Zwischenlager ungeeignet


Der BfE-Präsident machte deutlich, dass ein Endlager gefunden werden muss: „Irgendwo muss das Zeug ja hin.“ Die bei den Atommeilern bestehenden Zwischenlager seien dafür nicht geeignet. Kein Beton, kein Stacheldraht, keine Wachmannschaft biete dauerhaften Schutz.


Um möglichst viele Menschen mitzunehmen, gehe es darum, den Findungsprozess nachvollziehbar zu gestalten.

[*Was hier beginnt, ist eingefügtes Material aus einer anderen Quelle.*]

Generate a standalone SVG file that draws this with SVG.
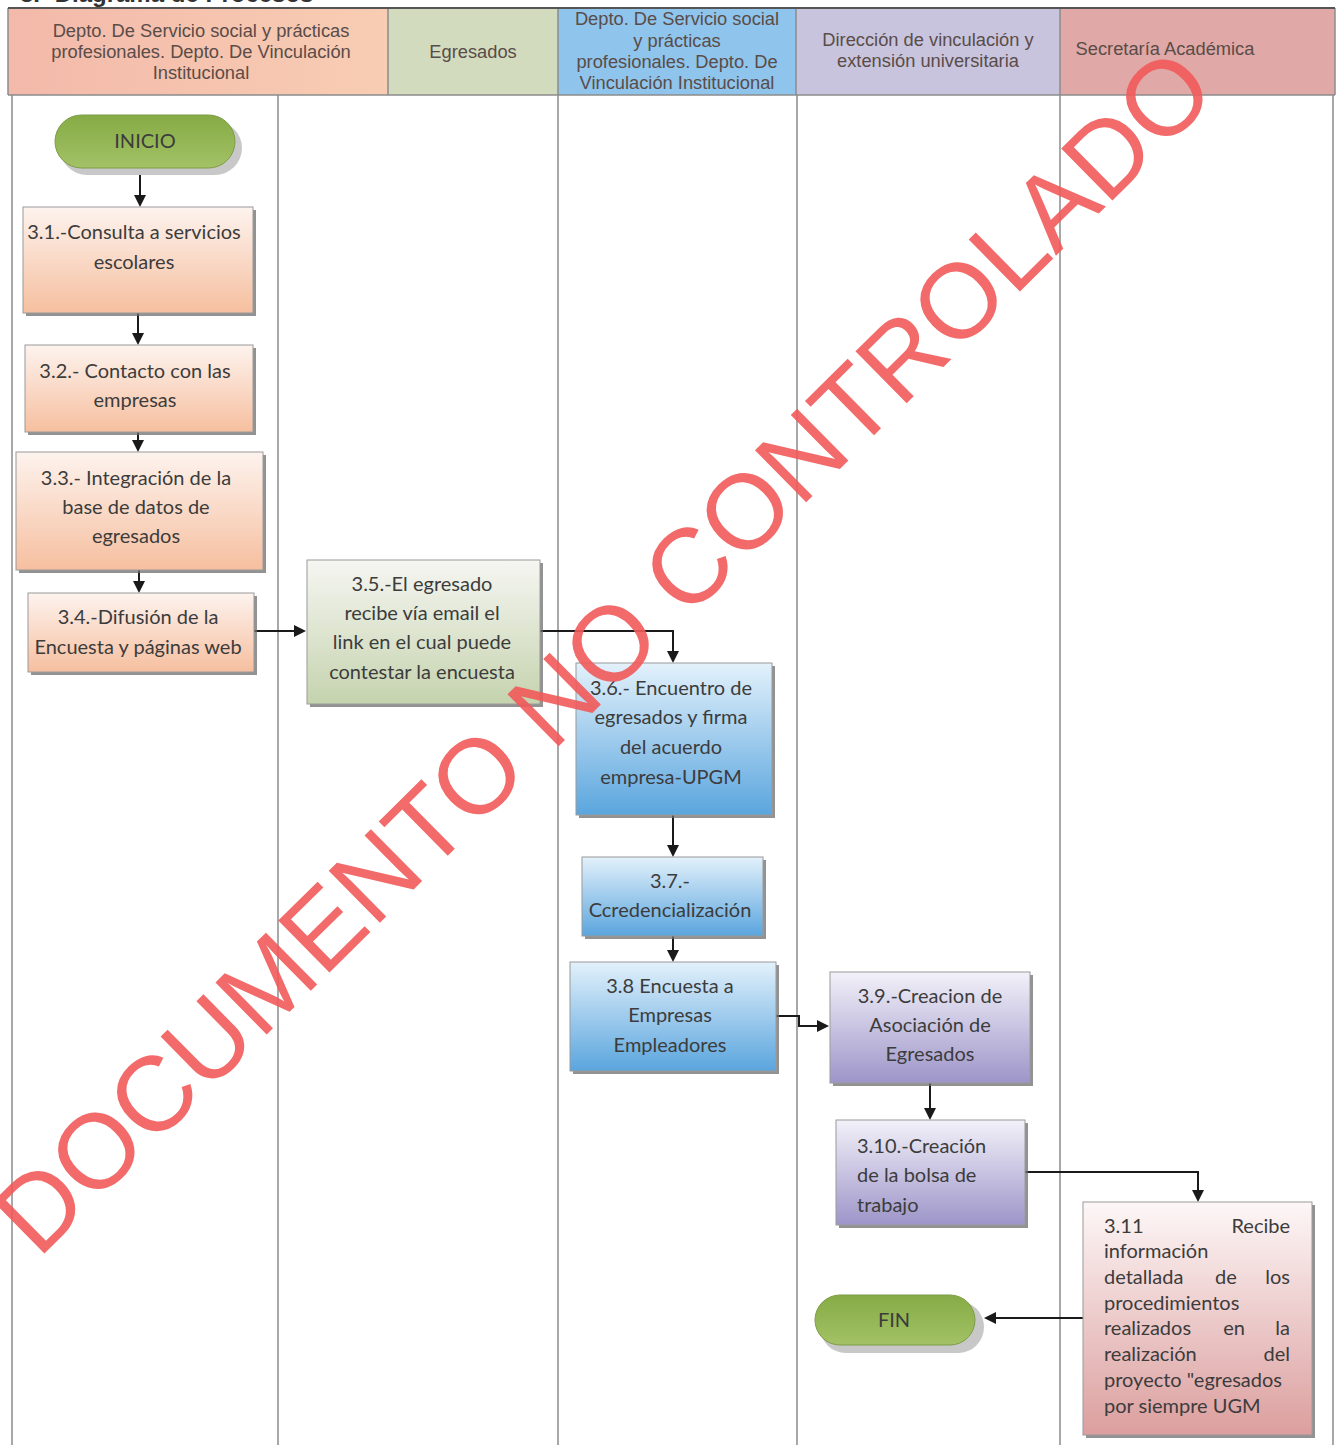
<svg xmlns="http://www.w3.org/2000/svg" width="1343" height="1445" viewBox="0 0 1343 1445">
<style>
.hd{font-family:"Liberation Sans",Arial,sans-serif;font-size:18.3px;fill:#5a4c48;text-anchor:middle}
.nt{font-family:Lato,"Liberation Sans",sans-serif;font-size:20px;fill:#3c3c3c;text-anchor:middle}
.nl{font-family:Lato,"Liberation Sans",sans-serif;font-size:20px;fill:#3c3c3c}
.ne{font-family:Lato,"Liberation Sans",sans-serif;font-size:20px;fill:#3c3c3c;text-anchor:end}
.lane{stroke:#8c8c8c;stroke-width:1.5;fill:none}
.box{stroke:#9a9a9a;stroke-width:1}
.sh{fill:#6e6e6e;opacity:0.75}
.con{stroke:#1a1a1a;stroke-width:2;fill:none}
.wm{font-family:"Liberation Sans",Arial,sans-serif;font-size:106px;fill:#f25a5a;opacity:0.9;text-anchor:middle}
</style>
<defs>
<linearGradient id="gSal" x1="0" y1="0" x2="0" y2="1"><stop offset="0" stop-color="#fdf3ee"/><stop offset="1" stop-color="#f6bf9f"/></linearGradient>
<linearGradient id="gGrn" x1="0" y1="0" x2="0" y2="1"><stop offset="0" stop-color="#f6f6f2"/><stop offset="1" stop-color="#c5d3ae"/></linearGradient>
<linearGradient id="gBlu" x1="0" y1="0" x2="0" y2="1"><stop offset="0" stop-color="#e3f1fb"/><stop offset="1" stop-color="#5aa5de"/></linearGradient>
<linearGradient id="gPur" x1="0" y1="0" x2="0" y2="1"><stop offset="0" stop-color="#f3f1f9"/><stop offset="1" stop-color="#9d95c9"/></linearGradient>
<linearGradient id="gPnk" x1="0" y1="0" x2="0" y2="1"><stop offset="0" stop-color="#fdf7f7"/><stop offset="1" stop-color="#dc9e9e"/></linearGradient>
<linearGradient id="gPill" x1="0" y1="0" x2="0" y2="1"><stop offset="0" stop-color="#86ab45"/><stop offset="1" stop-color="#a3c266"/></linearGradient>
<linearGradient id="gH1" x1="0" y1="0" x2="1" y2="0"><stop offset="0" stop-color="#f3b9aa"/><stop offset="1" stop-color="#f8cdb3"/></linearGradient>
<marker id="ah" markerWidth="12" markerHeight="12" refX="10" refY="6" orient="auto" markerUnits="userSpaceOnUse"><path d="M0,0 L12,6 L0,12 Z" fill="#1a1a1a"/></marker>
</defs>
<rect width="1343" height="1445" fill="#ffffff"/>
<text x="20" y="2" font-family="Liberation Sans,Arial,sans-serif" font-size="24" font-weight="bold" fill="#333">3.- Diagrama de Procesos</text>
<g id="lanes">
<rect x="8" y="8" width="380" height="87" fill="url(#gH1)"/>
<rect x="388" y="8" width="170" height="87" fill="#d3dbbf"/>
<rect x="558" y="8" width="238" height="87" fill="#8fc4ec"/>
<rect x="796" y="8" width="264" height="87" fill="#c8c4de"/>
<rect x="1060" y="8" width="275" height="87" fill="#e0a8a6"/>
<path class="lane" d="M8,8 H1335 M8,95 H1335 M388,8 V95 M558,8 V95 M796,8 V95 M1060,8 V95 M8,8 V95 M1335,8 V95"/>
<path d="M8,8 H1335" stroke="#555" stroke-width="2"/>
<path class="lane" d="M12,95 V1445 M278,95 V1445 M558,95 V1445 M797,95 V1445 M1060,95 V1445 M1333,95 V1445"/>
<text class="hd" x="201" y="37">Depto. De Servicio social y prácticas</text>
<text class="hd" x="201" y="58">profesionales. Depto. De Vinculación</text>
<text class="hd" x="201" y="79">Institucional</text>
<text class="hd" x="473" y="58">Egresados</text>
<text class="hd" x="677" y="25">Depto. De Servicio social</text>
<text class="hd" x="677" y="47">y prácticas</text>
<text class="hd" x="677" y="68">profesionales. Depto. De</text>
<text class="hd" x="677" y="89">Vinculación Institucional</text>
<text class="hd" x="928" y="46">Dirección de vinculación y</text>
<text class="hd" x="928" y="67">extensión universitaria</text>
<text class="hd" x="1165" y="55">Secretaría Académica</text>
</g>
<g id="connectors">
<path class="con" d="M140,168 V205" marker-end="url(#ah)"/>
<path class="con" d="M138,313 V343" marker-end="url(#ah)"/>
<path class="con" d="M138,432 V450" marker-end="url(#ah)"/>
<path class="con" d="M139,570 V591" marker-end="url(#ah)"/>
<path class="con" d="M254,631 H304" marker-end="url(#ah)"/>
<path class="con" d="M540,631 H673 V661" marker-end="url(#ah)"/>
<path class="con" d="M673,815 V855" marker-end="url(#ah)"/>
<path class="con" d="M673,936 V960" marker-end="url(#ah)"/>
<path class="con" d="M776,1016 H799 V1026 H827" marker-end="url(#ah)"/>
<path class="con" d="M930,1083 V1118" marker-end="url(#ah)"/>
<path class="con" d="M1025,1172 H1198 V1200" marker-end="url(#ah)"/>
<path class="con" d="M1083,1318 H986" marker-end="url(#ah)"/>
</g>
<g id="inicio">
<rect x="60" y="121" width="182" height="54" rx="27" fill="#c8c8c8"/>
<rect x="55" y="115" width="180" height="53" rx="26.5" fill="url(#gPill)" stroke="#7d9c45" stroke-width="1"/>
<text class="nt" x="145" y="148" font-size="18">INICIO</text>
</g>
<g id="n31">
<rect class="sh" x="26" y="210" width="230" height="106"/>
<rect class="box" x="23" y="207" width="230" height="106" fill="url(#gSal)"/>
<text class="nt" x="134" y="239">3.1.-Consulta a servicios</text>
<text class="nt" x="134" y="269">escolares</text>
</g>
<g id="n32">
<rect class="sh" x="28" y="348" width="228" height="87"/>
<rect class="box" x="25" y="345" width="228" height="87" fill="url(#gSal)"/>
<text class="nt" x="135" y="378">3.2.- Contacto con las</text>
<text class="nt" x="135" y="407">empresas</text>
</g>
<g id="n33">
<rect class="sh" x="19" y="455" width="247" height="118"/>
<rect class="box" x="16" y="452" width="247" height="118" fill="url(#gSal)"/>
<text class="nt" x="136" y="485">3.3.- Integración de la</text>
<text class="nt" x="136" y="514">base de datos de</text>
<text class="nt" x="136" y="543">egresados</text>
</g>
<g id="n34">
<rect class="sh" x="31" y="596" width="226" height="79"/>
<rect class="box" x="28" y="593" width="226" height="79" fill="url(#gSal)"/>
<text class="nt" x="138" y="624">3.4.-Difusión de la</text>
<text class="nt" x="138" y="654">Encuesta y páginas web</text>
</g>
<g id="n35">
<rect class="sh" x="310" y="563" width="233" height="144"/>
<rect class="box" x="307" y="560" width="233" height="144" fill="url(#gGrn)"/>
<text class="nt" x="422" y="591">3.5.-El egresado</text>
<text class="nt" x="422" y="620">recibe vía email el</text>
<text class="nt" x="422" y="649">link en el cual puede</text>
<text class="nt" x="422" y="679">contestar la encuesta</text>
</g>
<g id="n36">
<rect class="sh" x="579" y="666" width="196" height="152"/>
<rect class="box" x="576" y="663" width="196" height="152" fill="url(#gBlu)"/>
<text class="nt" x="671" y="695">3.6.- Encuentro de</text>
<text class="nt" x="671" y="724">egresados y firma</text>
<text class="nt" x="671" y="754">del acuerdo</text>
<text class="nt" x="671" y="784">empresa-UPGM</text>
</g>
<g id="n37">
<rect class="sh" x="585" y="860" width="181" height="79"/>
<rect class="box" x="582" y="857" width="181" height="79" fill="url(#gBlu)"/>
<text class="nt" x="670" y="888">3.7.-</text>
<text class="nt" x="670" y="917">Ccredencialización</text>
</g>
<g id="n38">
<rect class="sh" x="573" y="965" width="206" height="109"/>
<rect class="box" x="570" y="962" width="206" height="109" fill="url(#gBlu)"/>
<text class="nt" x="670" y="993">3.8 Encuesta a</text>
<text class="nt" x="670" y="1022">Empresas</text>
<text class="nt" x="670" y="1052">Empleadores</text>
</g>
<g id="n39">
<rect class="sh" x="833" y="975" width="200" height="111"/>
<rect class="box" x="830" y="972" width="200" height="111" fill="url(#gPur)"/>
<text class="nt" x="930" y="1003">3.9.-Creacion de</text>
<text class="nt" x="930" y="1032">Asociación de</text>
<text class="nt" x="930" y="1061">Egresados</text>
</g>
<g id="n310">
<rect class="sh" x="839" y="1123" width="189" height="105"/>
<rect class="box" x="836" y="1120" width="189" height="105" fill="url(#gPur)"/>
<text class="nl" x="857" y="1153">3.10.-Creación</text>
<text class="nl" x="857" y="1182">de la bolsa de</text>
<text class="nl" x="857" y="1212">trabajo</text>
</g>
<g id="n311">
<rect class="sh" x="1086" y="1205" width="229" height="233"/>
<rect class="box" x="1083" y="1202" width="229" height="233" fill="url(#gPnk)"/>
<text class="nl" x="1104" y="1233">3.11</text><text class="ne" x="1290" y="1233">Recibe</text>
<text class="nl" x="1104" y="1258">información</text>
<text class="nl" x="1104" y="1284">detallada</text><text class="nt" x="1226" y="1284">de</text><text class="ne" x="1290" y="1284">los</text>
<text class="nl" x="1104" y="1310">procedimientos</text>
<text class="nl" x="1104" y="1335">realizados</text><text class="nt" x="1234" y="1335">en</text><text class="ne" x="1290" y="1335">la</text>
<text class="nl" x="1104" y="1361">realización</text><text class="ne" x="1290" y="1361">del</text>
<text class="nl" x="1104" y="1387">proyecto "egresados</text>
<text class="nl" x="1104" y="1413">por siempre UGM</text>
</g>
<g id="fin">
<rect x="820" y="1301" width="164" height="52" rx="26" fill="#c8c8c8"/>
<rect x="815" y="1295" width="160" height="50" rx="25" fill="url(#gPill)" stroke="#7d9c45" stroke-width="1"/>
<text class="nt" x="894" y="1327" font-size="18">FIN</text>
</g>
<text class="wm" transform="translate(602,650) rotate(-44.6)" x="0" y="0" dy="0.36em">DOCUMENTO NO CONTROLADO</text>
</svg>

Wenn die Entscheidung für einen Standort gefallen ist, müsse diese Region als „Gewinner“ betrachtet werden: „Dieser Standort trägt die Last für alle.“ Ihm sei aber klar: „Es wird Widerstand geben.“

 

Ulm und Neu-Ulm

Kommentar Niko Dirner zur Suche nach einem Atom-Endlager

Schaler

Beigeschmack


Berührungsängste hat Wolfram König nicht. Er, der mit seinem Bundesamt für kerntechnische Entsorgungssicherheit (BfE) die Suche nach einem atomaren Endlager moderieren soll: Vorbildlich hat er sich gestern ohne zu zögern den Demonstranten gestellt und auf Augenhöhe mit ihnen diskutiert. Als Mitglied der Grünen steht der frühere Umwelt-Staatssekretär auch bestimmt nicht im Verdacht, auf Seiten der Atomlobby zu sein.


Und dennoch hinterlässt das gewählte Format für den Auftakt in das Suchverfahren einen schalen Beigeschmack. Es muss den Verantwortlichen im BfE doch klar gewesen sein, dass der Ausschluss der Öffentlichkeit nur Unmut hervorruft. Verschwörungstheorien produziert. Politikverdrossenheit fördern kann. Der Verweis auf den Gesetzestext und die Bitte der Kommunalvertreter, einmal ungestört diskutieren zu können, überzeugen nicht. Offen bleibt, warum auch keine Pressevertreter zugelassen wurden. Wenn es nicht anders geht, dann halt wenigstens am Vormittag, wenn Mitarbeiter von Königs Behörde die sowieso frei verfügbaren Informationen vortragen.


BUND-Vorkämpferin Brigitte Dahlbender hat schon Recht, wenn sie von einem „schlechten Start“ für das Verfahren spricht. Dass König auf Anfrage des BUND zu einer öffentlichen Veranstaltung nach Ulm kommen würde, ist ein richtiger Schritt. Er kommt aber zu spät.